Swaziland's Police Commissioner Isaac Magagula says rangers are allowed shoot people who are hunting for food to feed their hungry families.
This comes at a time of great concern about the apparent 'shoot-to-kill' policy that game rangers have adopted. A number of Swazi people have been killed when following their traditions of hunting small animals.
King Mswati III of Swaziland has given game rangers permission to shoot-to-kill people suspected of poaching wildlife on his land and protects them from prosecution for murder in some circumstances.
Ted Reilly, the chief executive of Big Game Parks (BGP), which runs the major national parks in Swaziland on behalf of the King, holds a Royal Warrant to allow him to shoot-to-kill.

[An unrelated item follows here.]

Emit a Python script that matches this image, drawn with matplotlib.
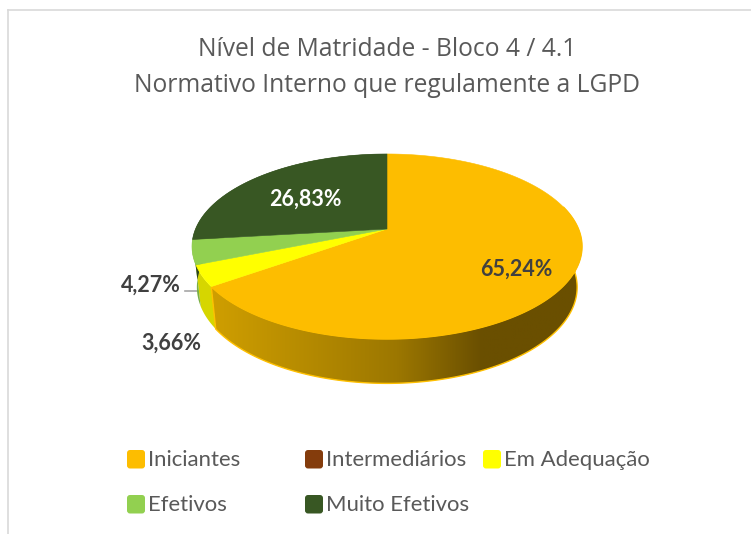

Now, Commissioner Magagula has publicly stated, 'Animals are now protected by law and hunting is no longer a free-for-all, where anybody can just wake up to hunt game whenever they crave meat.'
He told a meeting of traditional leaders in Swaziland, 'Of course, it becomes very sad whenever one wakes up to reports that rangers have shot someone. These people are protected by law and it allows them to shoot, hence it would be very wise of one to shun away from trouble.'
This news comes as an impoverished unarmed local man, Thembinkosi Ngcamphalala, aged 21, died of gunshot wounds last month (January 2014). He had been shot by a ranger outside of the Mkhaya Nature Reserve. His family, who live at Sigcaweni just outside the reserve's borders, said he had not been poaching.
BGP owns and manages Mlilwane Wildlife Sanctuary and Mkhaya Nature Reserve. It also manages Hlane National Park, the kingdom's largest protected area, held in trust for the Nation by the King, who rules Swaziland as sub-Saharan Africa's last absolute monarch.
Swaziland has a long history of killings by rangers of local people. Campaigners say poor people are not poaching large game, such as the endangered black rhinos, but go hunting animals, such as warthogs, as food to feed themselves and their families.
Hunger and malnutrition are widespread in Swaziland where seven in ten of King Mswati's subjects live in abject poverty. Many are forced to become hunters and gatherers to avoid starvation.